Mary Chapin Carpenter: Lyrics Are the Key

Three years ago, five-time Grammy-winning singer/songwriter Mary Chapin Carpenter had a pulmonary embolism that threatened her life. She recounts her time in the ER as an incredibly frightening experience, and as she recovered, she says didn’t know if she would ever be able to resume her career. Continuing to write songs during that time, as she always had, “was something of an act of faith because I didn’t know when I would send them out in to the world or if or how or whatever.” In April, the results of that time were released in the form of her tenth studio album, entitled “The Age of Miracles.”

In her Big Think interview, Carpenter, who has had 18 Billboard Top 20 hits and has sold over 12 million records, talks at length about her process of writing and producing songs. She talks about her process of writing her songs out on yellow legal pads, and says that ultimately it’s the lyrics that are the key to a song’s success. “It’s going to say what you want to say—or hopefully, it’s going to say that,” she says of a song’s words.

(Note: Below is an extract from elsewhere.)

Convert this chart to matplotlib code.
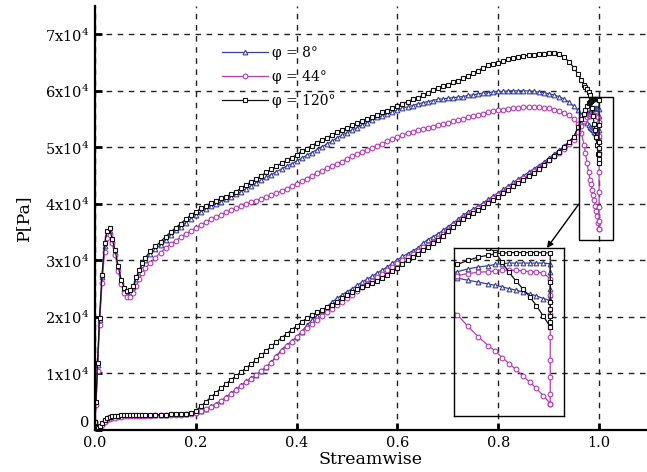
import numpy as np
import matplotlib
matplotlib.use("Agg")
import matplotlib.pyplot as plt
from matplotlib.patches import Rectangle

plt.rcParams["font.family"] = ["DejaVu Serif"]
plt.rcParams["mathtext.fontset"] = "dejavuserif"

# Streamwise stations (clustered at leading and trailing edge)
x_station = [
    0.000, 0.002, 0.005, 0.009, 0.014, 0.019, 0.024, 0.029, 0.034, 0.040,
    0.046, 0.052, 0.058, 0.064, 0.070, 0.076, 0.082, 0.088, 0.094,
    0.10, 0.11, 0.12, 0.13, 0.14, 0.15, 0.16, 0.17, 0.18, 0.19,
    0.20, 0.21, 0.22, 0.23, 0.24, 0.25, 0.26, 0.27, 0.28, 0.29,
    0.30, 0.31, 0.32, 0.33, 0.34, 0.35, 0.36, 0.37, 0.38, 0.39,
    0.40, 0.41, 0.42, 0.43, 0.44, 0.45, 0.46, 0.47, 0.48, 0.49,
    0.50, 0.51, 0.52, 0.53, 0.54, 0.55, 0.56, 0.57, 0.58, 0.59,
    0.60, 0.61, 0.62, 0.63, 0.64, 0.65, 0.66, 0.67, 0.68, 0.69,
    0.70, 0.71, 0.72, 0.73, 0.74, 0.75, 0.76, 0.77, 0.78, 0.79,
    0.80, 0.81, 0.82, 0.83, 0.84, 0.85, 0.86, 0.87, 0.88, 0.89,
    0.90, 0.91, 0.92, 0.93, 0.94, 0.95,
    0.958, 0.965, 0.970, 0.973, 0.976, 0.979, 0.982, 0.984, 0.986, 0.988,
    0.990, 0.992, 0.994, 0.996, 0.998, 1.000,
]

# Pressure in units of 1e4 Pa -- high-pressure side
p_upper_8 = [
    0.15, 0.48, 1.15, 1.95, 2.70, 3.25, 3.47, 3.52, 3.36, 3.15,
    2.88, 2.64, 2.50, 2.44, 2.45, 2.53, 2.67, 2.80, 2.92,
    3.00, 3.12, 3.20, 3.28, 3.37, 3.45, 3.53, 3.60, 3.67, 3.74,
    3.80, 3.86, 3.91, 3.96, 4.00, 4.04, 4.08, 4.12, 4.17, 4.22,
    4.27, 4.32, 4.37, 4.42, 4.47, 4.52, 4.57, 4.62, 4.67, 4.71,
    4.76, 4.81, 4.86, 4.91, 4.96, 5.01, 5.06, 5.11, 5.17, 5.22,
    5.26, 5.31, 5.35, 5.40, 5.44, 5.49, 5.53, 5.56, 5.60, 5.63,
    5.66, 5.69, 5.72, 5.74, 5.77, 5.79, 5.81, 5.83, 5.85, 5.86,
    5.87, 5.88, 5.89, 5.90, 5.92, 5.93, 5.95, 5.96, 5.97, 5.98,
    5.99, 5.99, 6.00, 6.00, 6.00, 6.00, 6.00, 5.99, 5.98, 5.97,
    5.95, 5.93, 5.90, 5.86, 5.80, 5.73,
    5.66, 5.58, 5.50, 5.46, 5.43, 5.40, 5.37, 5.35, 5.33, 5.30,
    5.28, 5.25, 5.22, 5.19, 5.15, 5.12,
]
p_upper_44 = [
    0.15, 0.45, 1.05, 1.85, 2.60, 3.15, 3.40, 3.45, 3.30, 3.10,
    2.82, 2.58, 2.43, 2.36, 2.35, 2.42, 2.55, 2.68, 2.78,
    2.86, 2.96, 3.05, 3.14, 3.22, 3.29, 3.35, 3.41, 3.47, 3.52,
    3.58, 3.63, 3.68, 3.73, 3.77, 3.81, 3.85, 3.89, 3.93, 3.97,
    4.00, 4.03, 4.06, 4.09, 4.12, 4.15, 4.19, 4.23, 4.27, 4.31,
    4.35, 4.40, 4.45, 4.50, 4.54, 4.59, 4.63, 4.67, 4.71, 4.75,
    4.80, 4.84, 4.88, 4.92, 4.95, 4.99, 5.03, 5.06, 5.11, 5.15,
    5.18, 5.22, 5.25, 5.28, 5.30, 5.32, 5.35, 5.37, 5.39, 5.41,
    5.43, 5.46, 5.48, 5.50, 5.53, 5.55, 5.57, 5.60, 5.62, 5.64,
    5.66, 5.67, 5.68, 5.69, 5.70, 5.71, 5.71, 5.71, 5.71, 5.70,
    5.69, 5.67, 5.65, 5.61, 5.57, 5.50,
    5.42, 5.25, 5.05, 4.90, 4.73, 4.57, 4.43, 4.35, 4.25, 4.16,
    4.07, 3.97, 3.88, 3.78, 3.67, 3.55,
]
p_upper_120 = [
    0.15, 0.50, 1.18, 1.98, 2.75, 3.30, 3.52, 3.57, 3.38, 3.18,
    2.90, 2.66, 2.52, 2.46, 2.47, 2.55, 2.70, 2.83, 2.95,
    3.05, 3.17, 3.25, 3.33, 3.42, 3.50, 3.58, 3.65, 3.73, 3.80,
    3.86, 3.92, 3.97, 4.01, 4.06, 4.10, 4.13, 4.17, 4.22, 4.28,
    4.34, 4.39, 4.44, 4.50, 4.56, 4.61, 4.67, 4.72, 4.77, 4.82,
    4.87, 4.93, 4.98, 5.03, 5.08, 5.13, 5.17, 5.22, 5.27, 5.31,
    5.35, 5.39, 5.43, 5.47, 5.50, 5.54, 5.58, 5.62, 5.65, 5.69,
    5.73, 5.77, 5.81, 5.85, 5.88, 5.92, 5.97, 6.01, 6.05, 6.08,
    6.11, 6.15, 6.18, 6.22, 6.27, 6.31, 6.36, 6.41, 6.45, 6.48,
    6.50, 6.53, 6.56, 6.58, 6.60, 6.62, 6.63, 6.64, 6.65, 6.66,
    6.67, 6.67, 6.65, 6.60, 6.52, 6.41,
    6.30, 6.19, 6.11, 6.07, 6.03, 5.98, 5.92, 5.86, 5.70, 5.55,
    5.42, 5.30, 5.18, 5.04, 4.88, 4.72,
]

# Pressure in units of 1e4 Pa -- low-pressure side
p_lower_8 = [
    0.15, 0.06, 0.03, 0.07, 0.13, 0.18, 0.21, 0.23, 0.24, 0.25,
    0.25, 0.26, 0.26, 0.26, 0.26, 0.26, 0.26, 0.26, 0.26,
    0.26, 0.26, 0.27, 0.27, 0.27, 0.28, 0.28, 0.28, 0.29, 0.30,
    0.32, 0.34, 0.37, 0.42, 0.46, 0.52, 0.58, 0.65, 0.72, 0.79,
    0.86, 0.92, 0.98, 1.05, 1.12, 1.20, 1.31, 1.42, 1.50, 1.57,
    1.65, 1.74, 1.85, 1.94, 2.02, 2.10, 2.18, 2.26, 2.33, 2.39,
    2.45, 2.50, 2.56, 2.62, 2.67, 2.72, 2.78, 2.83, 2.89, 2.95,
    3.01, 3.07, 3.12, 3.17, 3.22, 3.30, 3.37, 3.42, 3.47, 3.53,
    3.60, 3.66, 3.73, 3.80, 3.86, 3.91, 3.96, 4.02, 4.08, 4.14,
    4.20, 4.26, 4.32, 4.38, 4.44, 4.50, 4.56, 4.62, 4.68, 4.74,
    4.81, 4.88, 4.95, 5.02, 5.10, 5.19,
    5.33, 5.44, 5.52, 5.56, 5.60, 5.63, 5.65, 5.67, 5.68, 5.69,
    5.69, 5.69, 5.69, 5.69, 5.69, 5.68,
]
p_lower_44 = [
    0.15, 0.05, 0.01, 0.04, 0.09, 0.14, 0.17, 0.19, 0.21, 0.22,
    0.23, 0.23, 0.24, 0.24, 0.24, 0.25, 0.25, 0.25, 0.25,
    0.25, 0.25, 0.26, 0.26, 0.26, 0.27, 0.27, 0.27, 0.28, 0.29,
    0.30, 0.33, 0.37, 0.41, 0.45, 0.51, 0.57, 0.64, 0.71, 0.78,
    0.85, 0.91, 0.97, 1.04, 1.11, 1.19, 1.30, 1.40, 1.48, 1.56,
    1.64, 1.73, 1.81, 1.88, 1.95, 2.02, 2.08, 2.14, 2.21, 2.27,
    2.33, 2.39, 2.46, 2.53, 2.59, 2.64, 2.70, 2.76, 2.83, 2.89,
    2.95, 3.00, 3.06, 3.12, 3.17, 3.23, 3.28, 3.33, 3.39, 3.46,
    3.54, 3.62, 3.68, 3.75, 3.81, 3.87, 3.92, 3.98, 4.04, 4.10,
    4.16, 4.22, 4.28, 4.34, 4.40, 4.46, 4.52, 4.58, 4.64, 4.70,
    4.77, 4.84, 4.91, 4.98, 5.06, 5.14,
    5.27, 5.38, 5.46, 5.50, 5.53, 5.55, 5.56, 5.57, 5.58, 5.58,
    5.58, 5.57, 5.56, 5.55, 5.54, 5.45,
]
p_lower_120 = [
    0.15, 0.06, 0.03, 0.07, 0.13, 0.18, 0.21, 0.23, 0.24, 0.25,
    0.25, 0.26, 0.26, 0.26, 0.26, 0.26, 0.26, 0.26, 0.26,
    0.26, 0.26, 0.27, 0.27, 0.27, 0.28, 0.28, 0.28, 0.29, 0.30,
    0.34, 0.42, 0.50, 0.58, 0.66, 0.74, 0.82, 0.89, 0.96, 1.03,
    1.10, 1.17, 1.24, 1.32, 1.40, 1.48, 1.56, 1.63, 1.70, 1.77,
    1.84, 1.91, 1.98, 2.03, 2.08, 2.12, 2.17, 2.22, 2.27, 2.33,
    2.39, 2.44, 2.49, 2.53, 2.57, 2.60, 2.64, 2.69, 2.75, 2.81,
    2.87, 2.94, 3.00, 3.06, 3.12, 3.18, 3.24, 3.30, 3.37, 3.44,
    3.52, 3.59, 3.66, 3.73, 3.79, 3.84, 3.89, 3.95, 4.01, 4.07,
    4.13, 4.19, 4.25, 4.31, 4.37, 4.43, 4.49, 4.55, 4.61, 4.69,
    4.77, 4.85, 4.92, 5.00, 5.09, 5.19,
    5.36, 5.50, 5.60, 5.67, 5.73, 5.78, 5.81, 5.83, 5.84, 5.85,
    5.85, 5.85, 5.85, 5.85, 5.85, 5.84,
]

# Blunt trailing-edge base, points at x = 1.0 (units of 1e4 Pa)
p_base_8 = [5.55, 5.42, 5.30, 5.20, 5.12]
p_base_44 = [5.21, 4.91, 4.56, 4.21, 3.95, 3.70, 3.55]
p_base_120 = [5.40, 5.09, 4.99, 4.89, 4.79, 4.72]

labels = ["φ = 8°", "φ = 44°", "φ = 120°"]
colors = ["#3a3f9a", "#b23cb2", "#111111"]
markers = ["^", "o", "s"]

x_ticks = [0.0, 0.2, 0.4, 0.6, 0.8, 1.0]
y_ticks = [0, 1, 2, 3, 4, 5, 6, 7]
y_tick_labels = ["0"] + [f"{v}x10$^4$" for v in y_ticks[1:]]

# Trailing-edge window shown in the magnified view
zoom_box_x = (0.960, 1.028)
zoom_box_y = (3.36e4, 5.89e4)
inset_xlim = (0.972, 1.004)
inset_ylim = (3.36e4, 5.92e4)

SCALE = 1e4
series = [
    (p_upper_8, p_lower_8, p_base_8),
    (p_upper_44, p_lower_44, p_base_44),
    (p_upper_120, p_lower_120, p_base_120),
]

fig = plt.figure(figsize=(6.47, 4.72), dpi=100)
ax = fig.add_axes([0.1468, 0.089, 0.8532, 0.898])

x = np.array(x_station)


def draw_series(axis, ms, with_label):
    for (pu, pl, pb), lab, col, mk in zip(series, labels, colors, markers):
        style = dict(color=col, marker=mk, markersize=ms, markerfacecolor="white",
                     markeredgecolor=col, markeredgewidth=0.8, linewidth=0.9)
        axis.plot(x, np.array(pu) * SCALE, label=lab if with_label else None, **style)
        xl = np.concatenate([x, np.full(len(pb), 1.0)])
        pl_full = np.concatenate([pl, pb]) * SCALE
        axis.plot(xl, pl_full, **style)


draw_series(ax, 3.4, True)

ax.set_xlim(0, 1.095)
ax.set_ylim(0, 7.5e4)
ax.set_xticks(x_ticks)
ax.set_xticklabels([f"{v:.1f}" for v in x_ticks])
ax.set_yticks([v * SCALE for v in y_ticks])
ax.set_yticklabels(y_tick_labels)
ax.tick_params(direction="in", length=5, width=2, labelsize=10.5, pad=4)
# the zero label sits just above the corner
ax.get_yticklabels()[0].set_verticalalignment("bottom")
ax.grid(True, linestyle=(0, (4, 4)), color="#222222", linewidth=1.0)
ax.set_axisbelow(True)
for side in ("top", "right"):
    ax.spines[side].set_visible(False)
for side in ("left", "bottom"):
    ax.spines[side].set_linewidth(1.6)

ax.set_xlabel("Streamwise", fontsize=12.5, labelpad=1)
ax.set_ylabel("P[Pa]", fontsize=12.5, labelpad=9)

leg = ax.legend(loc="upper left", bbox_to_anchor=(0.207, 0.935), frameon=False,
                fontsize=10, handlelength=3.3, handletextpad=0.3, labelspacing=0.72)

# Frame marking the magnified trailing-edge region
ax.add_patch(Rectangle((zoom_box_x[0], zoom_box_y[0]),
                       zoom_box_x[1] - zoom_box_x[0], zoom_box_y[1] - zoom_box_y[0],
                       fill=False, edgecolor="black", linewidth=1.0, zorder=5))

# Magnified view of the trailing edge
axin = fig.add_axes([0.7017, 0.1186, 0.170, 0.356])
axin.set_facecolor("none")
draw_series(axin, 3.4, False)
axin.set_xlim(*inset_xlim)
axin.set_ylim(*inset_ylim)
axin.set_xticks([])
axin.set_yticks([])
for s in axin.spines.values():
    s.set_linewidth(1.0)

ax.annotate("", xy=(0.845, 1.0), xycoords=axin.transAxes,
            xytext=(zoom_box_x[0], 4.0e4), textcoords="data",
            arrowprops=dict(arrowstyle="-|>", color="black", lw=1.0,
                            mutation_scale=9, shrinkA=0, shrinkB=0),
            zorder=6)

fig.savefig("out.png", dpi=100)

Carpenter says that it’s important not to give up on songs that are giving you trouble—sometimes it’s good to keep kicking them around until something productive evolves out of it. “You go back and you find the solution to a problem you might be having lyrically,” she says. “Or, when you’re completely blank and you have the desire to write something and you just kind of go back and it’s almost like, it just kind of reminds you of thoughts or moments that you had written down and tucked away and thought about maybe turning in to something and you didn’t.  So here’s the opportunity again to do that.”

Although her music is often put in the same category with other country artists, Carpenter hesitates to define her music as being within the genre—and notes that modern country music bleeds into lots of other genres as well. “There’s someone like an artist like Taylor Swift who’s just as popular sort of in pop music as she is in country music and some people will say, or will argue, ‘Well, it’s not country music she’s doing,’ and other people will argue from the pop side, ‘Well that’s not pop music, she’s a country artist.’ And again, we can have this conversation over and over again, but it’s really just in the ears of the listener and what they connect to and what they don’t.”

Of course, Carpenter says, she also had a few lucky breaks along the way, as well, and  talks about how she got started in music by “stealing” her mother’s guitar and her sister’s bass ukulele to teach herself how to play.  She also talks about the importance of keeping one’s voice in shape, and weighs in on whether smoking actually enriches a singer’s sound.